With the recent acknowledgement that 99 athletes tested positive for meldonium since it officially became a banned substance on Jan. 1, The World Anti-Doping Agency appears headed for a crisis. The drug first entered the news cycle when Russian tennis star Maria Sharapova admitted she failed a drug test at the Australian Open.

Sharapova had been taking meldonium for about 10 years, and she said it was because her doctor recommended it for various health issues unrelated to her tennis career. But meldonium's primary function is improving blood flow, thus giving its benefactor more endurance and better muscle function.

As a result, WADA President Craig Reedie indicated the agency could open numerous investigations in a number of international sports to try and find out if - and to what degree - its athletes have used meldonium. Since the drug is manufactured in Latvia, WADA has reason to believe meldonium is most commonly used in Russia and parts of Eastern Europe.

However, WADA's athletes committee wants the investigation to fan out to other sports and countries.

"We are of the firm opinion that there needs to be further investigation into other sports in Russia, and other countries identified in the report," read a letter from WADA's athletes committee chair Beckie Scott.

Scott's letter referenced a WADA report from November that detailed an investigation of a possible doping conspiracy within Russia's track and field team.
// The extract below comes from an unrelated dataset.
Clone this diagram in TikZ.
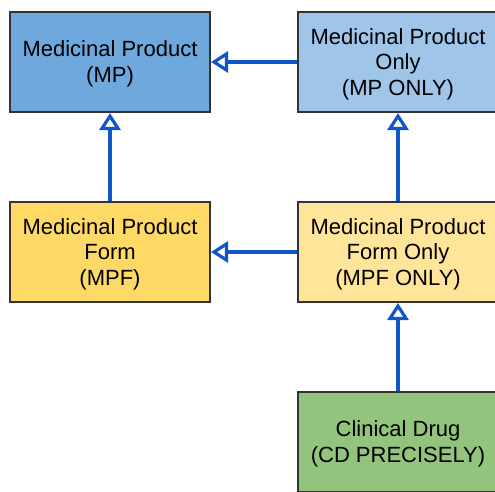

The inquiry resulted in the team being banned from the 2016 Olympic games in Rio de Janeiro, Brazil.

"Since November, we have received many calls and requests from athletes and athlete committees, from many sports, across many nations, for the same," read Scott's letter. "Today we considered those, and have again reviewed the detailed content of the report issued in November, during an in-camera session.

"Many comments and statements within the report indicate that other sports and countries are implicated, and as such, require further investigation."

Though meldonium has been relatively unknown to most of the world, it has not gone unnoticed. The United States Anti-Doping Agency identified it as a potential performance-enhancer at a conference in October of 2014. Not only was it seen as an area of concern for international competition, it was also generally accepted that athletes were already taking advantage of it being perfectly legal to use.

"Ninety-nine is an extraordinary number to get in that short a period," said Richard Ings, the Australian Sports Anti-Doping Authority's former chief executive.